这种不管是在美食、旅游还是出行方面时时刻刻给评价的现象,被苏黎世的精神病学家丹尼尔·黑尔称为“羞辱陷阱”,需要一再小心避开。“您的意见对我们很重要”,这口号听起来很好,因为把消费者放在了前面,但其实只是勉强隐藏了实际情况:不是为了满足消费者的需求,而是为了责难、规训下属。不是上级批评下属,是顾客,而顾客就是上帝。
你看看,你的表现不够好,这样可不行。这次的评价太差了,将来一定要提高,否则就会有后果:表扬少一点儿,奖金少一点儿,认可少一点儿,什么都少一点儿,或者更多的工作和投入。这就是资本主义“规训与惩罚”的逻辑,法国哲学家米歇尔·福柯的一部著作就以此为题,而这类点评平台的运行方式就类似他著作中描述的那种监狱——按“全景监狱”模式建立起来的那种。在这种监狱中,牢房绕监控塔围成一圈,从上到下排成几层,囚犯由于随时可被监控,所以会预先规训自己顺从。对差评的恐惧与此同理。
点评的填写通常很随意,这与受评者可能遭受的严重后果形成了奇怪的对比。同时,点评也发出了一个许可:从此以后,上级可以永久评判下属,可以因他们表现不佳而指责和羞辱他们。
精神病学家黑尔写道:“羞耻感也显示出一个人的自尊有多依赖他人。长期封闭自己以躲避羞耻感是没有用的,因为不可能躲过他人的眼神,人将他人的眼神内化并因此而自我羞辱,受辱的情景会一遍又一遍地复现。”49 所以就算不用听、看别人对自己的评价,也很难避开羞耻感。因此,黑尔说,私下里借饮酒、抽烟、暴食等方法来麻痹自己、压抑感受没有什么意义。这只会阻碍自己的心理发展,更不用说还会造成各种心理的和生理的疾病。

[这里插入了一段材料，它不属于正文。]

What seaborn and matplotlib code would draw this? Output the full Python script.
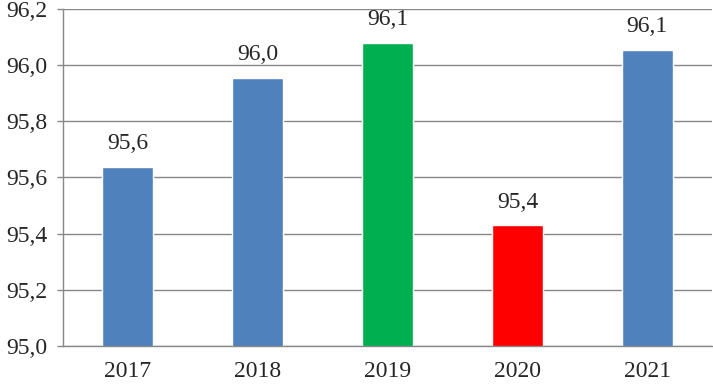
from matplotlib import pyplot as plt
from matplotlib.ticker import FuncFormatter, MultipleLocator
import pandas as pd
import seaborn as sns

years = ["2017", "2018", "2019", "2020", "2021"]
values = [95.638, 95.955, 96.080, 95.429, 96.055]
labels = ["95,6", "96,0", "96,1", "95,4", "96,1"]
colors = ["#4F81BD", "#4F81BD", "#00B050", "#FF0000", "#4F81BD"]

data = pd.DataFrame({"year": years, "value": values})

sns.set_style("white")
plt.rcParams["font.family"] = ["Liberation Serif", "DejaVu Serif"]
grid_color = "#888888"

fig, ax = plt.subplots(figsize=(7.13, 3.84), dpi=100)
fig.subplots_adjust(left=0.088, right=0.999, top=0.977, bottom=0.099)

sns.barplot(data=data, x="year", y="value", hue="year", palette=colors,
            dodge=False, legend=False, width=0.39, saturation=1, ax=ax)

ax.set_ylim(95.0, 96.2)
ax.set_xlim(-0.5, 4.5)
ax.yaxis.set_major_locator(MultipleLocator(0.2))
ax.yaxis.set_major_formatter(FuncFormatter(lambda v, p: f"{v:.1f}".replace(".", ",")))
ax.grid(axis="y", color=grid_color, linewidth=1.0)
ax.set_axisbelow(True)

for s in ["top", "right"]:
    ax.spines[s].set_visible(False)
for s in ["left", "bottom"]:
    ax.spines[s].set_color(grid_color)
    ax.spines[s].set_linewidth(1.0)

ax.set_xticks([i - 0.5 for i in range(6)], minor=True)
ax.tick_params(axis="x", which="major", length=0, pad=11, labelsize=17)
ax.tick_params(axis="x", which="minor", length=4, color=grid_color, width=1.0, direction="out")
ax.tick_params(axis="y", length=4, color=grid_color, width=1.0, pad=7, labelsize=17, left=True)

for i, (v, t) in enumerate(zip(values, labels)):
    ax.annotate(t, (i, v), xytext=(0, 9), textcoords="offset points",
                ha="center", va="bottom", fontsize=17)

ax.set_xlabel("")
ax.set_ylabel("")
plt.savefig("out.png")
plt.close()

差评文化在公共领域和客户争夺战中已经发展到了惊人的地步。这就导致早就有公司可以在多个平台上刷好评,打包价几百欧元。不管是酒店、民宿还是诊所,只要给得够多,在相关平台上都可以突然变成全5星好评。
这证实了持怀疑态度的顾客一直担心的:这些评价都不可信——无力者和被压迫者终于通过抨击和恶评感觉到了强大,而因此受伤和被贬低者就以买来的赞扬和虚假的好评来回应。
内容要点
■ 很多地方都存在排挤、歧视、霸凌,这些在学校和职场等环境中的影响尤其大,因为无法立刻离开,而且通常还需要忍受与之长期共存。在网上传播他人照片、造谣等让这种危险更甚。
■ 超重者会被歧视,尤其在体育运动中和学校里。但在职场中也一样,超重者很容易被视作贪图安逸、缺乏动力之人,面临晋升机会或有新职位时,他们被选中的概率就低一些。
■ 选秀节目中人们自愿承受他人的批判。窥视欲是这类节目成功的一个决定性因素,批评和贬低都是计算好的。
■ 对服务进行评价是“羞辱陷阱”,很难避开,从清洁工到医生到教授,几乎所有事、所有人都要被评价。其结果是持续的被监视感,而惩罚、批评、扣钱通常也会随之而来。